Dallas Suburb Can't Force Illegal Immigrant Renters Out, Court Says
It's a neighborhood/suburban bubble/town engulfed by Dallas's urban sprawl, and it's such a bland place you'd probably never have noticed or heard tell of it until the city government enacted a controversial housing law back in May 2007. We all heard about good old Farmers Branch then.
Back in 2006, city councilman Tim O'Hare proposed a law that included provisions to fine landlords who rented to illegal immigrants in the town of just under 29,000. The ordinance was passed by the city council and -- after some legal wrangling and political opposition -- was eventually approved in a vote of about 68 percent in Farmers Branch.
Under the ordinance, all prospective renters would be required to provide information about their immigration status and obtain a rental license from the city building inspector who would also be responsible for determining immigration status. The ordinance would also authorize the city to revoke the rental license of anyone found to be unlawfully present in the United States.
The ordinance was approved when it appeared on the ballot, but the court put the ordinance on hold on May 21, 2007, the day before it started.
The ordinance was opposed as a result of litigation from the America Civil Liberties Union, the American Civil Liberties Union of Texas and the Mexican American Legal Defense and Education fund, the usual suspects in these shindigs.
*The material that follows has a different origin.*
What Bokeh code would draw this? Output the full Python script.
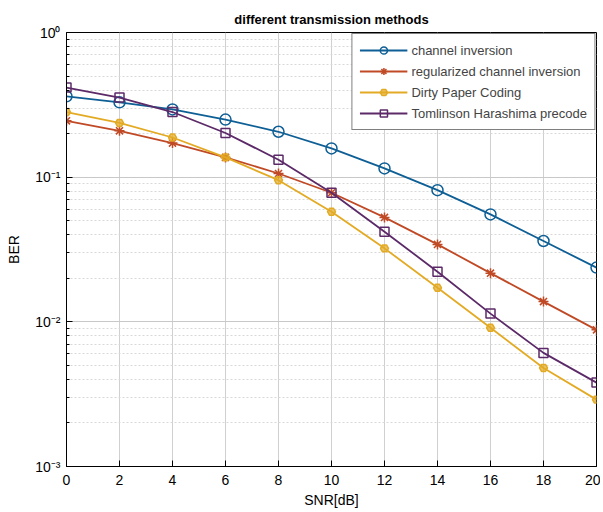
from bokeh.plotting import figure
from bokeh.models import FixedTicker, Legend, LegendItem
from bokeh.embed import file_html
from bokeh.resources import INLINE

snr = [0, 2, 4, 6, 8, 10, 12, 14, 16, 18, 20]
ber_ci = [0.362, 0.329, 0.294, 0.250, 0.206, 0.158, 0.115, 0.0813, 0.0553, 0.0362, 0.0237]
ber_rci = [0.245, 0.209, 0.172, 0.137, 0.106, 0.078, 0.0527, 0.0343, 0.0217, 0.0138, 0.0088]
ber_dpc = [0.282, 0.237, 0.188, 0.137, 0.0953, 0.0577, 0.0322, 0.0172, 0.0091, 0.0048, 0.0029]
ber_thp = [0.416, 0.355, 0.282, 0.202, 0.132, 0.078, 0.042, 0.0222, 0.0114, 0.0061, 0.0038]

names = ["channel inversion", "regularized channel inversion",
         "Dirty Paper Coding", "Tomlinson Harashima precode"]
x_ticks = [0, 2, 4, 6, 8, 10, 12, 14, 16, 18, 20]
y_ticks = [0.001, 0.01, 0.1, 1.0]
y_tick_labels = ["10\u207b\u00b3", "10\u207b\u00b2", "10\u207b\u00b9", "10\u2070"]
y_minor = [m * d for d in [0.001, 0.01, 0.1] for m in range(2, 10)]

FONT = "Liberation Sans"

p = figure(width=600, height=510, y_axis_type="log", x_range=(0, 20), y_range=(0.001, 1.0),
           output_backend="svg", toolbar_location=None,
           title="different transmission methods",
           min_border_left=66, min_border_right=4, min_border_top=32, min_border_bottom=4)

p.title.align = "center"
p.title.text_font = FONT
p.title.text_font_size = "13px"
p.title.text_font_style = "bold"
p.title.text_color = "black"
p.title.standoff = 12

p.xaxis.ticker = FixedTicker(ticks=x_ticks)
p.yaxis.ticker = FixedTicker(ticks=y_ticks, minor_ticks=y_minor)
p.yaxis.major_label_overrides = {t: l for t, l in zip(y_ticks, y_tick_labels)}

for ax in (p.xaxis[0], p.yaxis[0]):
    ax.major_tick_in = 6
    ax.major_tick_out = 0
    ax.minor_tick_in = 3
    ax.minor_tick_out = 0
    ax.major_label_text_font = FONT
    ax.major_label_text_font_size = "14px"
    ax.major_label_text_color = "black"
    ax.axis_label_text_font = FONT
    ax.axis_label_text_font_size = "14px"
    ax.axis_label_text_font_style = "normal"
    ax.axis_label_text_color = "black"
    ax.axis_line_color = "black"
    ax.major_tick_line_color = "black"
    ax.minor_tick_line_color = "black"
p.xaxis.axis_label = "SNR[dB]"
p.yaxis.axis_label = "BER"
p.xaxis.major_label_standoff = 8
p.xaxis.axis_label_standoff = 4
p.yaxis.major_label_standoff = 6
p.yaxis.axis_label_standoff = 10

p.outline_line_color = "black"
p.outline_line_width = 1

p.xgrid.grid_line_color = "#d0d0d0"
p.ygrid.grid_line_color = "#c8c8c8"
p.ygrid.minor_grid_line_color = "#d8d8d8"
p.ygrid.minor_grid_line_dash = "2 2"

colors = ["#0e5f95", "#c04a26", "#e3aa24", "#5c2a68"]
series = [ber_ci, ber_rci, ber_dpc, ber_thp]
markers = ["circle", "asterisk", "hex", "square"]
sizes = [11, 10, 8, 9]

items = []
for name, ys, col, mk, sz in zip(names, series, colors, markers, sizes):
    ln = p.line(snr, ys, line_color=col, line_width=1.8)
    if mk == "hex":
        sc = p.scatter(snr, ys, marker=mk, size=sz, line_color=col, fill_color=col,
                       fill_alpha=0.7, line_width=1.5)
    else:
        sc = p.scatter(snr, ys, marker=mk, size=sz, line_color=col, fill_alpha=0,
                       line_width=1.5)
    items.append(LegendItem(label=name, renderers=[ln, sc]))

legend = Legend(items=items, location="top_right")
legend.margin = 1
legend.padding = 7
legend.spacing = 3
legend.glyph_width = 48
legend.glyph_height = 18
legend.label_text_font = FONT
legend.label_text_font_size = "13px"
legend.label_standoff = 4
legend.border_line_color = "black"
legend.border_line_width = 1
legend.background_fill_alpha = 1
p.add_layout(legend)

open("out.html", "w").write(file_html(p, INLINE))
It seemed like the case had been settled once and for all in when a three-judge panel ruled against Farmers Branch in March 2012, but last September the appeals court agreed to rehear the case, en banc, NBCDFW reported. The hearing of the full court is an unusual move, prompting some to speculate that the court might overturn the decision, which, obviously, didn't happen. Last Monday, the Fifth Circuit U.S. Court of Appeals struck down the law entirely in a 9-5 ruling.